A delay in power-grid access can prevent a completed data center from becoming operational. A shortage of memory components can increase server costs. Restrictions on chip availability can alter construction plans. Local opposition can slow permitting. Water availability may also become a concern in regions where evaporative cooling is widely used.
The AI race is therefore becoming as much an infrastructure-management challenge as a software challenge.
Electricity may ultimately determine how quickly AI infrastructure can expand.
The International Energy Agency projects that global data-center electricity consumption could roughly double to around 945 terawatt-hours by 2030, with AI serving as the most important driver of the increase. Accelerated servers—the systems commonly used for AI workloads—are expected to account for a significant share of new electricity demand.
That forecast has major implications.
Technology companies will need to secure long-term energy supplies, improve computing efficiency, and place facilities in regions with sufficient grid capacity. Governments and regulators will need to consider transmission infrastructure, generation capacity, environmental standards, water usage, and the effect of large data centers on local electricity prices.
Sustainability is no longer a side topic in AI strategy. It is becoming a requirement for scalability.
The companies that generate more AI output from each unit of electricity may gain a meaningful economic advantage. Efficiency improvements in processors, cooling, model architecture, and workload scheduling could therefore become just as important as raw computing capacity.

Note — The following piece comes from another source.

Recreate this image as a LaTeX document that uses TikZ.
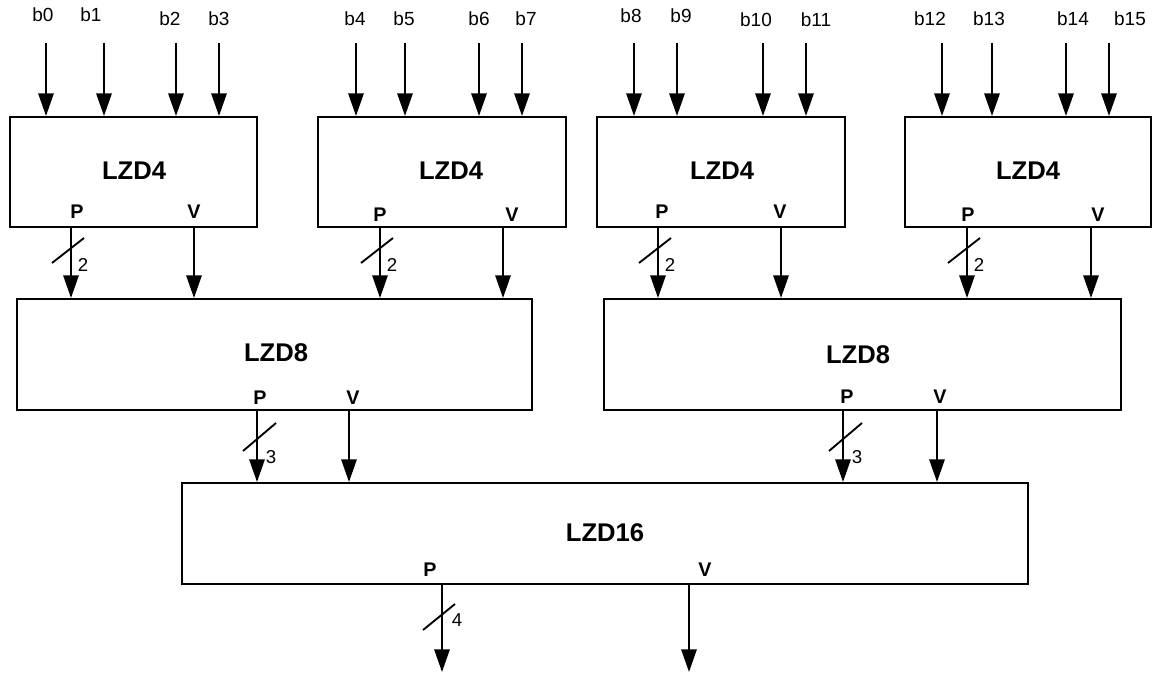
\documentclass[tikz,border=0pt]{standalone}
\usepackage{fontspec}
\setmainfont{Liberation Sans}
\usetikzlibrary{arrows.meta,calc}
\begin{document}
\begin{tikzpicture}[x=0.75pt,y=-0.75pt,
  wire/.style={line width=1.5pt},
  arr/.style={wire,-{Triangle[length=17pt,width=11.5pt]}},
  blk/.style={draw,line width=1.5pt,inner sep=0pt},
  blksize/.style 2 args={minimum width=#1*0.75pt,minimum height=#2*0.75pt},
  blktitle/.style={font=\bfseries\fontsize{19.2}{22}\selectfont,inner sep=0pt},
  portlbl/.style={font=\bfseries\fontsize{14.8}{17}\selectfont,inner sep=0pt},
  siglbl/.style={font=\fontsize{14.25}{17}\selectfont,inner sep=0pt},
  widlbl/.style={font=\fontsize{14}{16}\selectfont,inner sep=0pt},
  slash/.style={line width=1.4pt}]
\useasboundingbox (0,0) rectangle (1154,674);

% blocks
\node[blk,blksize={247}{110}] (A1) at (133.5,172) {};
\node[blk,blksize={248}{110}] (A2) at (442,172) {};
\node[blk,blksize={248}{110}] (A3) at (721,172) {};
\node[blk,blksize={246}{110}] (A4) at (1028,172) {};
\node[blk,blksize={515}{111}] (B1) at (274.5,354.5) {};
\node[blk,blksize={517}{111}] (B2) at (862.5,354.5) {};
\node[blk,blksize={846}{101}] (C) at (605,533.5) {};

% block names
\node[blktitle] (nA1) at (134,171) {LZD4};
\node[blktitle] (nA2) at (451,171) {LZD4};
\node[blktitle] (nA3) at (722,171) {LZD4};
\node[blktitle] (nA4) at (1028,171) {LZD4};
\node[blktitle] (nB1) at (276,353) {LZD8};
\node[blktitle] (nB2) at (858,355) {LZD8};
\node[blktitle] (nC) at (605,533) {LZD16};

% port labels
\node[portlbl] (A1P) at (77,212) {P};   \node[portlbl] (A1V) at (194,212) {V};
\node[portlbl] (A2P) at (380,215) {P};  \node[portlbl] (A2V) at (512,215) {V};
\node[portlbl] (A3P) at (662,212) {P};  \node[portlbl] (A3V) at (780,212) {V};
\node[portlbl] (A4P) at (968,215) {P};  \node[portlbl] (A4V) at (1098,215) {V};
\node[portlbl] (B1P) at (260,398) {P};  \node[portlbl] (B1V) at (353,398) {V};
\node[portlbl] (B2P) at (847,397) {P};  \node[portlbl] (B2V) at (940,397) {V};
\node[portlbl] (CP) at (430,570) {P};   \node[portlbl] (CV) at (705,570) {V};

% input labels and arrows
\foreach \i/\x/\lx/\ly/\blk in {0/46/43/15/A1, 1/104/91/15/A1, 2/176/170/19/A1, 3/219/219/19/A1,
  4/356/355/19/A2, 5/405/404/19/A2, 6/479/479/19/A2, 7/522/526/19/A2,
  8/634/631/16/A3, 9/677/681/16/A3, 10/763/756/20/A3, 11/806/816/20/A3,
  12/942/930/19/A4, 13/992/989/19/A4, 14/1066/1073/19/A4, 15/1109/1130/19/A4}{
  \node[siglbl] (lb\i) at (\lx,\ly) {b\i};
  \coordinate (in\i) at (\x,43);
  \draw[arr] (in\i) -- (in\i |- \blk.north);
}

% LZD4 -> LZD8
\foreach \blk/\px/\vx/\dst in {A1/71/194/B1, A2/380/503/B1, A3/658/781/B2, A4/967/1091/B2}{
  \coordinate (\blk p) at (\px,227);
  \coordinate (\blk v) at (\vx,227);
  \draw[arr] (\blk p) -- (\blk p |- \dst.north);
  \draw[arr] (\blk v) -- (\blk v |- \dst.north);
  \draw[slash] ($(\blk p)+(-19,36)$) -- ++(32,-25);
  \node[widlbl] (\blk w) at ($(\blk p)+(12,38)$) {2};
}

% LZD8 -> LZD16
\foreach \blk/\px/\vx in {B1/257/349, B2/843/937}{
  \coordinate (\blk p) at (\px,410);
  \coordinate (\blk v) at (\vx,410);
  \draw[arr] (\blk p) -- (\blk p |- C.north);
  \draw[arr] (\blk v) -- (\blk v |- C.north);
  \draw[slash] ($(\blk p)+(-14,41)$) -- ++(33,-28);
  \node[widlbl] (\blk w) at ($(\blk p)+(14,47)$) {3};
}

% outputs
\coordinate (Cp) at (442,584);
\coordinate (Cv) at (689,584);
\coordinate (outp) at (442,672);
\coordinate (outv) at (689,672);
\draw[arr] (Cp) -- (outp);
\draw[arr] (Cv) -- (outv);
\draw[slash] ($(Cp)+(-19,46)$) -- ++(32,-26);
\node[widlbl] (Cw) at ($(Cp)+(15,36)$) {4};
\end{tikzpicture}
\end{document}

Enterprise leaders should not interpret massive infrastructure spending as proof that every AI project will create value.
The buildout makes AI services more available, but customers still need disciplined implementation strategies. Businesses should focus on use cases with measurable outcomes, such as reducing processing time, increasing employee productivity, improving customer-service resolution rates, accelerating software delivery, or lowering operational costs.
They should also avoid becoming dependent on a single model or provider. AI pricing, performance, and product availability can change quickly. Flexible architectures make it easier to compare providers, adopt more efficient models, and control long-term costs.
Governance should grow alongside adoption. Organizations need clear policies covering data privacy, model accuracy, human oversight, cybersecurity, intellectual property, and regulatory compliance. Faster access to AI infrastructure does not eliminate these responsibilities—it makes them more urgent.
Big Tech’s AI spending is growing rapidly, but the real test is whether these investments can produce strong and lasting returns. Building AI data centers, buying advanced chips, and securing enough electricity requires enormous amounts of money. Earnings reports will show whether this spending is leading to higher revenue, stronger cloud demand, better productivity, and healthy profit margins.
For investors, the most important signals will be AI-related revenue growth, free cash flow, operating costs, and how efficiently companies are using their new infrastructure. For business leaders, the lesson is simple: AI offers major opportunities, but success depends on choosing practical use cases, managing costs, and using the technology responsibly.
The AI infrastructure race is only beginning. The companies that turn heavy spending into reliable products, measurable customer value, and sustainable profits will be the ones most likely to lead the next phase of the technology industry.